Hacker News new | ask | show | jobs
by ravedave5 685 days ago
The goal for oncall should be to NEVER get called. If someone gets called when they are oncall their #1 task the next day is to make sure that call never happens again. That means either fixing a false alarm or tracking down the root cause of the call. Eventually you get to a state where being called is by far the exception instead of the norm.
3 comments

This is how my team used to work when I was on call in telecoms a decade ago. In the right engineering culture, and with management buy-in, it works really well.

We deployed a new system and had one week on call for each of five team members. The first couple of rotations were hell. Almost every night ended up with at least one wake up call. As we learned how to solve each type of outage, we then taught the first-line staff how to reboot the right components so we didn’t get as many wake-ups, while we spent our days fixing the bugs. And eventually the system stopped crashing.

The on-call pay was really good (nearly double for that week) and it was a pretty sweet reward to be able to rake that in as calls stopped coming. We broke out a bottle of champagne when the first week of no calls had passed.

Eventually on-call was cancelled.

Imagine how this story would have ended if management had incentivized us differently, for example if you only got the extra pay for the nights where you got pages.

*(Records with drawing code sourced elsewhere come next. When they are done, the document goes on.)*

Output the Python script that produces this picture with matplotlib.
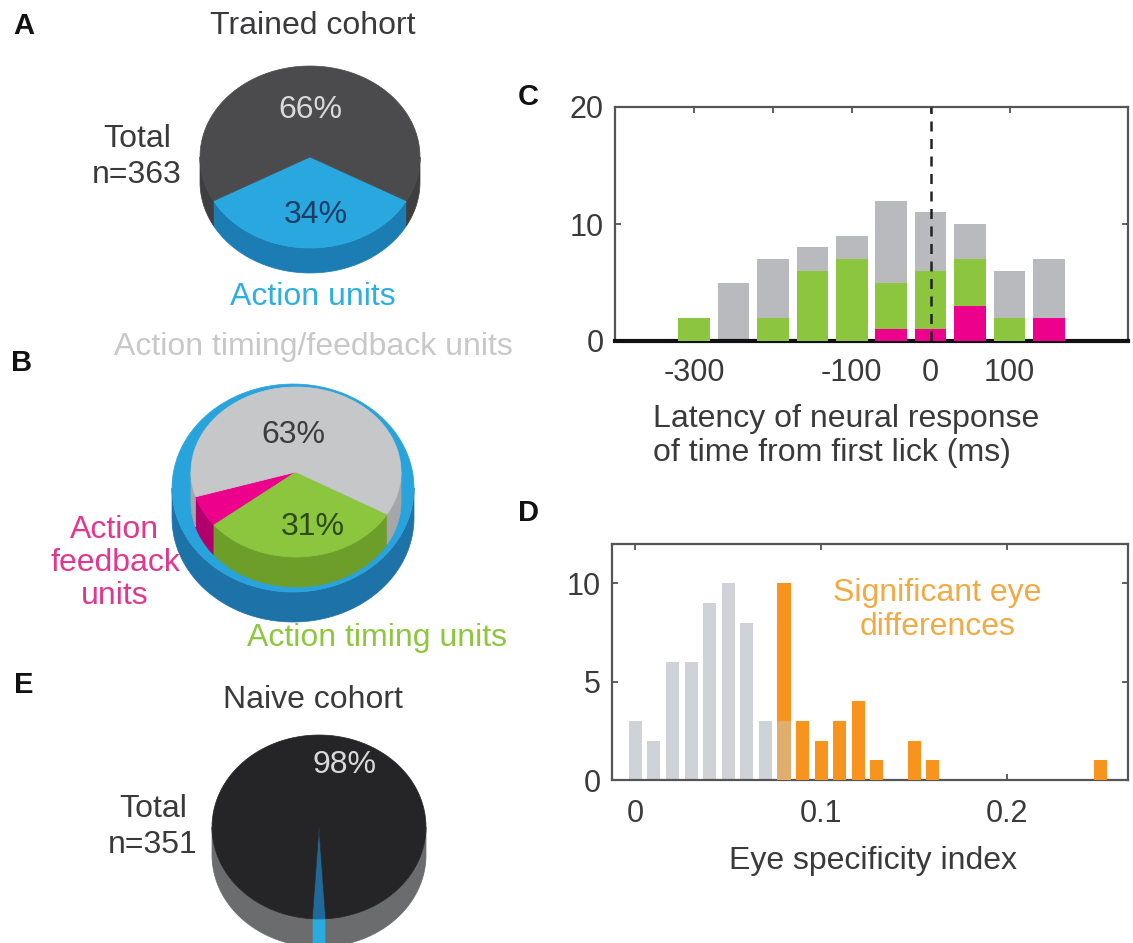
import numpy as np
import matplotlib
matplotlib.use('Agg')
import matplotlib.pyplot as plt
from matplotlib.patches import Polygon

plt.rcParams['font.family'] = ['Liberation Sans', 'DejaVu Sans']
TXT = '#3a3a3c'

# Unit fractions (percent) for the three pies
trained_pct = [34, 66]          # action units, other
trained_n = 363
action_pct = [6, 31, 63]        # feedback, timing, timing/feedback
naive_pct = [2, 98]             # action units, other
naive_n = 351

# C: latency histogram (ms bin centres, counts)
latency_bins = [-300, -250, -200, -150, -100, -50, 0, 50, 100, 150]
latency_all = [0, 5, 7, 8, 9, 12, 11, 10, 6, 7]
latency_timing = [2, 0, 2, 6, 7, 5, 6, 7, 2, 0]
latency_feedback = [0, 0, 0, 0, 0, 1, 1, 3, 0, 2]

# D: eye specificity index histogram
esi_bins = [0.00, 0.01, 0.02, 0.03, 0.04, 0.05, 0.06, 0.07, 0.08]
esi_counts = [3, 2, 6, 6, 9, 10, 8, 3, 3]
esi_sig_bins = [0.08, 0.09, 0.10, 0.11, 0.12, 0.13, 0.15, 0.16, 0.25]
esi_sig_counts = [10, 3, 2, 3, 4, 1, 2, 1, 1]

W, H = 1133, 943
fig = plt.figure(figsize=(W / 100, H / 100), dpi=100)


def px_axes(l, t, r, b):
    return fig.add_axes([l / W, 1 - b / H, (r - l) / W, (b - t) / H])


def style_axes(ax):
    for s in ax.spines.values():
        s.set_color('#555557')
        s.set_linewidth(1.6)
    ax.tick_params(direction='in', length=4, width=1.2, top=True, right=True,
                   labelsize=22, labelcolor=TXT, color='#444446')


# ---- C: latency of neural response
axc = px_axes(615, 107, 1128, 341)
style_axes(axc)
axc.bar(latency_bins, latency_all, width=40, color='#b9babd', zorder=2)
axc.bar(latency_bins, latency_timing, width=40, color='#8cc63f', zorder=3)
axc.bar(latency_bins, latency_feedback, width=40, color='#ec008c', zorder=4)
axc.axvline(0, color='#222222', ls=(0, (4, 3)), lw=1.8, zorder=5)
axc.spines['bottom'].set_color('#111111')
axc.spines['bottom'].set_linewidth(3)
axc.set_xlim(-400, 250)
axc.set_ylim(0, 20)
axc.set_xticks([-300, -200, -100, 0, 100])
axc.set_xticklabels(['-300', '', '-100', '0', '100'])
axc.set_yticks([0, 10, 20])
axc.tick_params(axis='x', pad=12)
axc.tick_params(axis='y', pad=8)
axc.set_xlabel('Latency of neural response\nof time from first lick (ms)',
               fontsize=23, color=TXT, linespacing=1.15, ha='center',
               multialignment='left')
axc.xaxis.set_label_coords(0.45, -0.27)

# ---- D: eye specificity index
axd = px_axes(612, 544, 1128, 780)
style_axes(axd)
axd.bar(esi_bins, esi_counts, width=0.007, color='#cfd3d8', zorder=2)
axd.bar(esi_sig_bins, esi_sig_counts, width=0.007, color='#f7941d', zorder=3)
# overlapping bins: let the grey show through the orange
both = [b for b in esi_bins if b in esi_sig_bins]
axd.bar(both, [esi_counts[esi_bins.index(b)] for b in both], width=0.007,
        color='#c8ccd2', alpha=0.45, zorder=4)
axd.set_xlim(-0.0125, 0.265)
axd.set_ylim(0, 12)
axd.set_xticks([0, 0.1, 0.2])
axd.set_xticklabels(['0', '0.1', '0.2'])
axd.set_yticks([0, 5, 10])
axd.tick_params(axis='x', pad=14)
axd.tick_params(axis='y', pad=8)
axd.set_xlabel('Eye specificity index', fontsize=23, color=TXT)
axd.xaxis.set_label_coords(0.505, -0.28)
axd.text(0.63, 0.72, 'Significant eye\ndifferences', transform=axd.transAxes,
         ha='center', va='center', fontsize=23, color='#f2aa45',
         linespacing=1.15)

# ---- pies drawn on a pixel-space overlay
ov = fig.add_axes([0, 0, 1, 1])
ov.set_xlim(0, W)
ov.set_ylim(H, 0)
ov.axis('off')


def pie3d(cx, cy, a, b, depth, pct, start, tops, sides):
    edges = start + 3.6 * np.concatenate([[0], np.cumsum(pct)])
    # front rim (lower half of the ellipse) gets an extruded side
    for i in range(len(pct)):
        t1, t2 = edges[i], edges[i + 1]
        for k in range(-1, 3):
            lo, hi = max(t1, 180 + 360 * k), min(t2, 360 + 360 * k)
            if hi > lo:
                t = np.radians(np.linspace(lo, hi, 80))
                x = cx + a * np.cos(t)
                y = cy - b * np.sin(t)
                pts = np.column_stack([np.r_[x, x[::-1]],
                                       np.r_[y, y[::-1] + depth]])
                ov.add_patch(Polygon(pts, closed=True, fc=sides[i],
                                     ec=sides[i], lw=0.5))
    for i in range(len(pct)):
        t = np.radians(np.linspace(edges[i], edges[i + 1], 120))
        x = np.r_[cx, cx + a * np.cos(t)]
        y = np.r_[cy, cy - b * np.sin(t)]
        ov.add_patch(Polygon(np.column_stack([x, y]), closed=True,
                             fc=tops[i], ec=tops[i], lw=0.5))


# A: trained cohort
pie3d(310, 157, 110, 91, 25, trained_pct, 270 - trained_pct[0] * 1.8,
      ['#29a8e0', '#4b4b4d'], ['#1b7db4', '#3f3f41'])
ov.text(313, 26, 'Trained cohort', ha='center', va='center', fontsize=23, color=TXT)
ov.text(137, 157, 'Total\nn=%d' % trained_n, ha='center', va='center',
        fontsize=23, color=TXT, linespacing=1.3)
ov.text(310, 110, '%d%%' % trained_pct[1], ha='center', va='center',
        fontsize=23, color='#d9d9d9')
ov.text(316, 215, '%d%%' % trained_pct[0], ha='center', va='center',
        fontsize=23, color='#1d3c63')
ov.text(313, 297, 'Action units', ha='center', va='center', fontsize=23,
        color='#2eaee3')

# B: breakdown of action units
pie3d(293, 488, 121, 104, 30, [100], 0, ['#29a3dc'], ['#1d72a8'])
pie3d(296, 472, 105, 85, 30, action_pct, 197,
      ['#ec008c', '#8cc63f', '#c6c7c9'], ['#b2006a', '#6e9e2a', '#a5a6a8'])
ov.text(313, 347, 'Action timing/feedback units', ha='center', va='center',
        fontsize=23, color='#c8c8c8')
ov.text(293, 435, '%d%%' % action_pct[2], ha='center', va='center',
        fontsize=23, color='#3c3c3e')
ov.text(313, 527, '%d%%' % action_pct[1], ha='center', va='center',
        fontsize=23, color='#2d4a12')
ov.text(115, 563, 'Action\nfeedback\nunits', ha='center', va='center',
        fontsize=23, color='#e0388f', linespacing=1.15)
ov.text(377, 638, 'Action timing units', ha='center', va='center',
        fontsize=23, color='#8dc63f')

# E: naive cohort
pie3d(319, 827, 107, 92, 28, naive_pct, 270 - naive_pct[0] * 1.8,
      ['#1f6a9a', '#252527'], ['#29abe2', '#6b6c6e'])
ov.text(313, 700, 'Naive cohort', ha='center', va='center', fontsize=23, color=TXT)
ov.text(153, 827, 'Total\nn=%d' % naive_n, ha='center', va='center',
        fontsize=23, color=TXT, linespacing=1.3)
ov.text(345, 765, '%d%%' % naive_pct[1], ha='center', va='center',
        fontsize=23, color='#d9d9d9')

# panel letters
for lab, x, y in [('A', 24, 26), ('B', 22, 363), ('C', 528, 97),
                  ('D', 528, 513), ('E', 24, 685)]:
    ov.text(x, y, lab, ha='center', va='center', fontsize=21,
            fontweight='bold', color='#111111')

fig.savefig('out.png', dpi=100)
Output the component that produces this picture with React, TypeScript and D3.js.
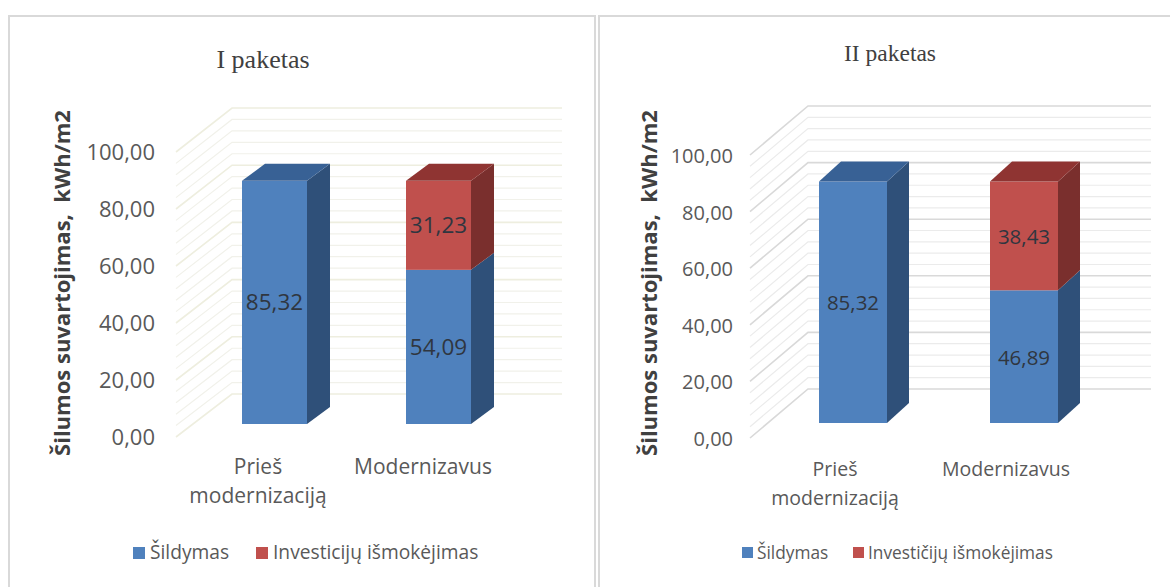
import React from 'react';
import * as d3 from 'd3';

const categories = ['Prieš modernizaciją', 'Modernizavus'];
const seriesNames1 = ['Šildymas', 'Investicijų išmokėjimas'];
const seriesNames2 = ['Šildymas', 'Investičijų išmokėjimas'];
const seriesColors = ['#4f81bd', '#c0504d'];
const sideColors = ['#2f5079', '#7a2f2d'];
const topColors = ['#386195', '#8f3432'];

const heating1 = [85.32, 54.09];
const invest1 = [0, 31.23];
const heating2 = [85.32, 46.89];
const invest2 = [0, 38.43];
const yTicks = [0, 20, 40, 60, 80, 100];
const minorStep = 4;

const fmt = (v: number) => v.toFixed(2).replace('.', ',');
const sans = '"Open Sans", "Noto Sans", sans-serif';

interface PanelProps {
  title: string;
  titleX: number;
  titleY: number;
  titleSize: number;
  heating: number[];
  invest: number[];
  names: string[];
  frame: [number, number];
  front: { x: number; y0: number; y100: number };
  back: { x: number; y0: number; y100: number; end: number };
  barBottom: number;
  bars: [number, number];
  barWidth: number;
  depth: [number, number];
  major: string;
  minor: string;
  tickX: number;
  tickSize: number;
  labelSize: number;
  yTitleX: number;
  catY: number;
  catSize: number;
  catCenters: [number, number];
  legendX: [number, number];
  legendY: number;
  legendSize: number;
  swatch: number;
  legendGap: number;
}

const Panel: React.FC<PanelProps> = (p) => {
  const unit = (p.front.y0 - p.front.y100) / 100;
  const yFront = d3.scaleLinear().domain([0, 100]).range([p.front.y0, p.front.y100]);
  const yBack = d3.scaleLinear().domain([0, 100]).range([p.back.y0, p.back.y100]);
  // bar heights use the front plane scale, from the bar's own floor line
  const yBar = d3.scaleLinear().domain([0, 100]).range([p.barBottom, p.barBottom - unit * 100]);
  const grid = d3.range(0, 100 + minorStep, minorStep);
  const [dx, dy] = p.depth;

  return (
    <g>
      <rect x={p.frame[0]} y={16} width={p.frame[1] - p.frame[0]} height={590} fill="#fff" stroke="#d9d9d9" strokeWidth={2} />
      <text x={p.titleX} y={p.titleY} fontFamily='"Liberation Serif", serif' fontSize={p.titleSize} fill="#404040" textAnchor="middle">
        {p.title}
      </text>
      {grid.map((v) => {
        const isMajor = v % 20 === 0;
        return (
          <path
            key={v}
            d={`M${p.front.x},${yFront(v)}L${p.back.x},${yBack(v)}H${p.back.end}`}
            fill="none"
            stroke={isMajor ? p.major : p.minor}
            strokeWidth={isMajor ? 1.6 : 1.2}
          />
        );
      })}
      {yTicks.map((v) => (
        <text key={v} x={p.tickX} y={yFront(v) + 8} fontFamily={sans} fontSize={p.tickSize} fill="#595959" textAnchor="end">
          {fmt(v)}
        </text>
      ))}
      <text
        transform={`translate(${p.yTitleX},283) rotate(-90)`}
        fontFamily={sans}
        fontSize={22}
        fontWeight={700}
        fill="#404040"
        textAnchor="middle"
        xmlSpace="preserve"
      >
        Šilumos suvartojimas,  kWh/m2
      </text>
      {p.bars.map((x, i) => {
        const segs = [
          { v0: 0, v1: p.heating[i], s: 0 },
          { v0: p.heating[i], v1: p.heating[i] + p.invest[i], s: 1 },
        ].filter((d) => d.v1 > d.v0);
        const topSeg = segs[segs.length - 1];
        const xr = x + p.barWidth;
        return (
          <g key={categories[i]}>
            {segs.map((d) => (
              <g key={d.s}>
                <polygon
                  points={`${xr},${yBar(d.v0)} ${xr + dx},${yBar(d.v0) - dy} ${xr + dx},${yBar(d.v1) - dy} ${xr},${yBar(d.v1)}`}
                  fill={sideColors[d.s]}
                />
                <rect x={x} y={yBar(d.v1)} width={p.barWidth} height={yBar(d.v0) - yBar(d.v1)} fill={seriesColors[d.s]} />
              </g>
            ))}
            <polygon
              points={`${x},${yBar(topSeg.v1)} ${x + dx},${yBar(topSeg.v1) - dy} ${xr + dx},${yBar(topSeg.v1) - dy} ${xr},${yBar(topSeg.v1)}`}
              fill={topColors[topSeg.s]}
            />
            {segs.map((d) => (
              <text
                key={d.s}
                x={x + p.barWidth / 2}
                y={yBar((d.v0 + d.v1) / 2) + 8}
                fontFamily={sans}
                fontSize={p.labelSize}
                fill="#2f3640"
                textAnchor="middle"
              >
                {fmt(d.v1 - d.v0)}
              </text>
            ))}
          </g>
        );
      })}
      <text fontFamily={sans} fontSize={p.catSize} fill="#595959" textAnchor="middle">
        <tspan x={p.catCenters[0]} y={p.catY}>Prieš</tspan>
        <tspan x={p.catCenters[0]} y={p.catY + 29}>modernizaciją</tspan>
        <tspan x={p.catCenters[1]} y={p.catY}>{categories[1]}</tspan>
      </text>
      {p.names.map((name, i) => (
        <g key={name}>
          <rect x={p.legendX[i]} y={p.legendY - 10} width={p.swatch} height={p.swatch} fill={seriesColors[i]} />
          <text x={p.legendX[i] + p.legendGap} y={p.legendY + 2} fontFamily={sans} fontSize={p.legendSize} fill="#595959">
            {name}
          </text>
        </g>
      ))}
    </g>
  );
};

const App: React.FC = () => (
  <svg
    width={1170}
    height={587}
    viewBox="0 0 1170 587"
    style={{ position: 'absolute', left: 0, top: 0, background: '#fff' }}
  >
    <Panel
      title="I paketas"
      titleX={263}
      titleY={68}
      titleSize={26}
      heating={heating1}
      invest={invest1}
      names={seriesNames1}
      frame={[9, 595]}
      front={{ x: 176, y0: 437, y100: 152 }}
      back={{ x: 232, y0: 394, y100: 108, end: 562 }}
      barBottom={424}
      bars={[242, 406]}
      barWidth={65}
      depth={[23, 17]}
      major="#eeeedf"
      minor="#f1f1ea"
      tickX={155}
      tickSize={22}
      labelSize={22.5}
      yTitleX={70}
      catY={474}
      catSize={21}
      catCenters={[258, 423]}
      legendX={[133, 256]}
      legendY={557}
      legendSize={19.2}
      swatch={12}
      legendGap={17}
    />
    <Panel
      title="II paketas"
      titleX={890}
      titleY={61}
      titleSize={23.5}
      heating={heating2}
      invest={invest2}
      names={seriesNames2}
      frame={[599, 1172]}
      front={{ x: 750, y0: 438, y100: 155 }}
      back={{ x: 808, y0: 389, y100: 106, end: 1151 }}
      barBottom={423}
      bars={[819, 990]}
      barWidth={68}
      depth={[22, 20]}
      major="#d9d9d9"
      minor="#ebebeb"
      tickX={733}
      tickSize={20}
      labelSize={20.5}
      yTitleX={657}
      catY={476}
      catSize={19.5}
      catCenters={[835, 1006]}
      legendX={[742, 853]}
      legendY={557}
      legendSize={17.3}
      swatch={11}
      legendGap={15}
    />
  </svg>
);

export default App;
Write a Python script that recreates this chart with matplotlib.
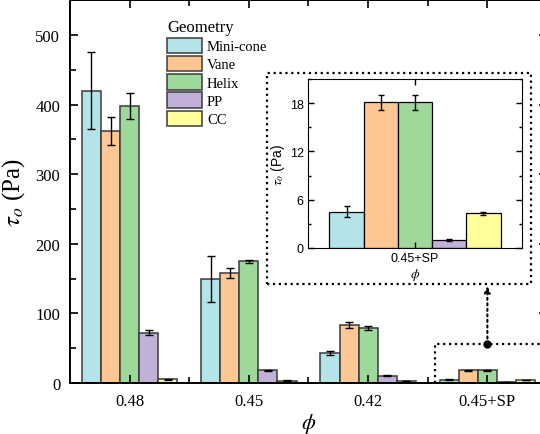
import numpy as np
import matplotlib.pyplot as plt
from matplotlib.patches import Rectangle

plt.rcParams['font.family'] = ['Liberation Serif', 'DejaVu Serif']
plt.rcParams['mathtext.fontset'] = 'stix'

# data
groups = ['0.48', '0.45', '0.42', '0.45+SP']
geometries = ['Mini-cone', 'Vane', 'Helix', 'PP', 'CC']
colors = ['#b4e4e8', '#fdc794', '#9ed89b', '#c1b1d8', '#ffff9c']

mini_cone = [420, 149, 43, 4.5]
vane = [362, 158, 83, 18.1]
helix = [398, 175, 79, 18.1]
pp = [72.5, 18, 10.5, 1.0]
cc = [5.3, 3.5, 3.0, 4.3]

mini_cone_err = [55, 33, 3, 0.7]
vane_err = [20, 7, 4, 0.9]
helix_err = [18, 2, 3, 0.9]
pp_err = [4, 1, 0.8, 0.1]
cc_err = [0.5, 0.4, 0.3, 0.2]

values = [mini_cone, vane, helix, pp, cc]
errors = [mini_cone_err, vane_err, helix_err, pp_err, cc_err]

W, H = 540, 435
fig = plt.figure(figsize=(W / 100, H / 100), dpi=100)
ax = fig.add_axes([70 / W, 1 - 384 / H, 477 / W, 382.8 / H])

x = np.arange(len(groups))
bw = 0.16
for i in range(len(geometries)):
    ax.bar(x + (i - 2) * bw, values[i], bw, yerr=errors[i], color=colors[i],
           edgecolor='#3a3a3a', linewidth=1.1, label=geometries[i],
           error_kw=dict(ecolor='black', elinewidth=1, capsize=3, capthick=1))

ax.set_xlim(-0.5, 3.5)
ax.set_ylim(0, 550)
ax.set_xticks(x)
ax.set_xticklabels(groups)
ax.set_xticks(x[:-1] + 0.5, minor=True)
ax.set_yticks(np.arange(0, 501, 100))
ax.set_yticks(np.arange(50, 551, 100), minor=True)
ax.tick_params(which='both', direction='in', top=True, right=True, labelsize=12)
ax.tick_params(which='major', length=6, width=1.2, pad=7)
ax.tick_params(which='minor', length=4, width=1.2)
for s in ax.spines.values():
    s.set_linewidth(1.4)
ax.set_ylabel(r'$\tau_o$ (Pa)', fontsize=18, labelpad=6)
ax.set_xlabel(r'$\phi$', fontsize=16, labelpad=2)

leg = ax.legend(title='Geometry', loc='upper left', bbox_to_anchor=(167 / W, 1 - 20 / H),
                bbox_transform=fig.transFigure, frameon=False, fontsize=10.5,
                title_fontsize=12, handlelength=2.4, handleheight=1.25,
                labelspacing=0.18, handletextpad=0.35, borderpad=0, borderaxespad=0,
                alignment='left')

# dotted markers linking the 0.45+SP group to the inset
ax.plot([2.56, 2.56, 3.6], [0, 56, 56], ls=':', color='black', lw=1.6, clip_on=True)
ax.plot(3, 56, 'o', color='black', ms=5)
ax.annotate('', xy=(3, 139), xytext=(3, 56),
            arrowprops=dict(arrowstyle='-|>', ls=':', lw=1.5, color='black',
                            mutation_scale=9, shrinkA=0, shrinkB=0))
fig.patches.append(Rectangle((267 / W, 1 - 285 / H), 264 / W, 211 / H,
                             transform=fig.transFigure, fill=True, facecolor='white',
                             edgecolor='black', ls=':', lw=1.6, zorder=3))

# inset
ins = fig.add_axes([308 / W, 1 - 249 / H, 214 / W, 169 / H], zorder=5)
for i in range(len(geometries)):
    ins.bar((i - 2) * bw, values[i][3], bw, yerr=errors[i][3], color=colors[i],
            edgecolor='black', linewidth=0.9,
            error_kw=dict(ecolor='black', elinewidth=1, capsize=2, capthick=1))
ins.set_xlim(-0.5, 0.5)
ins.set_ylim(0, 21)
ins.set_xticks([0])
ins.set_xticklabels(['0.45+SP'], family=['Liberation Sans'])
ins.set_yticks([0, 6, 12, 18])
ins.set_yticks([3, 9, 15, 21], minor=True)
for lab in ins.get_yticklabels():
    lab.set_family(['Liberation Sans'])
ins.tick_params(which='both', direction='in', top=True, right=True, labelsize=9)
ins.tick_params(which='major', length=4, width=1, pad=3)
ins.tick_params(which='minor', length=2.5, width=1)
ins.set_ylabel(r'$\tau_o$ (Pa)', fontsize=10, labelpad=2, family=['Liberation Sans'])
ins.set_xlabel(r'$\phi$', fontsize=10, labelpad=1)

fig.savefig('out.png', dpi=100)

I wish everyone shared your philosophy! I once worked at a company where it was expected to get 10+ pages per day, and worse, a configuration error by a customer success team would trigger an engineering page because the error handling didn't distinguish between a config problem and an actual system issue. It was insane.
Depending on the stakes this is a pretty dangerous attitude. The goal for oncall is to keep the website working, and if you're tuning for "never get paged" then you'll necessarily miss an incident eventually.
If you make your goal as high availability as possible, and you only get paged on outages, then your goal should be to never get paged.

You should be building resilient architectures, not being on firewatch duty.

This is a classic developer vs business incentives misalignment.

Developers don't want to ever be paged because they don't want to be bothered, but the business might be perfectly happy to pay you to be on firewatch duty.

Consider a "low traffic" alert, how can you tell the difference between a slow period at 3am on a holiday vs a true outage? You can't without someone getting up and testing if the site is still up. (Maybe you can automate that check but there's always edge-cases you can't automate).

OP seemed to suggest it's better to disable the alarm than to just suffer the false alarm every now and then. I doubt very much that the people paying you for the on-call service would agree though.

> Developers don't want to ever be paged because they don't want to be bothered

This is a very reductive statement.

Developers have experienced their best colleagues burning out and leaving jobs because of on-call being completely overwhelming.

Developers want to behave intelligently.

Developers want the system to work.

Developers don’t want to burn their lifespan for false alarms that are being sent because someone didn’t spend 30 seconds thinking about whether a human being needs to be woken up in the middle of the night for whatever widget they’re slapping together.

> The goal for oncall should be to NEVER get called.

Is that not also reductive then? Or maybe my statement pretty accurately captures that sentiment without 4 sentences of explanation.

But no, instead of engaging with the meat of my argument you just reductively attack one sentence.

I get it, I'm oncall right now for my job. I don't like it when alarms go off. I also understand that if I were to tune the alarms so I "NEVER get called" I'd be out of a job soon enough because the business would go under.

Okay, dialing up good-faith engagement.

How would your interpretation change if the article said this instead?

> The goal for oncall should be to continuously tune the system toward having no outages and no false alarms.

FWIW, I did only attack one sentence. This was not exactly intended to be dismissive. It was my reaction to, in my eyes, the weakest part of your argument.

This is classic misalignment of business needs vs. perceived management wants.

Are they paying you to answer false alarms, or are they paying you to make sure the site is available and performant to keep customers happy? Nobody with half a brain wants to answer a bunch of false alarms. Are there are people that will happily get paid to ACK yet another noisy alarm just to collect a paycheck? Certainly; but these are button pushers, not problem solvers.

Your low traffic alert scenario simply requires synthetic requests. This is you you test anything with low usage, but requires high reliability.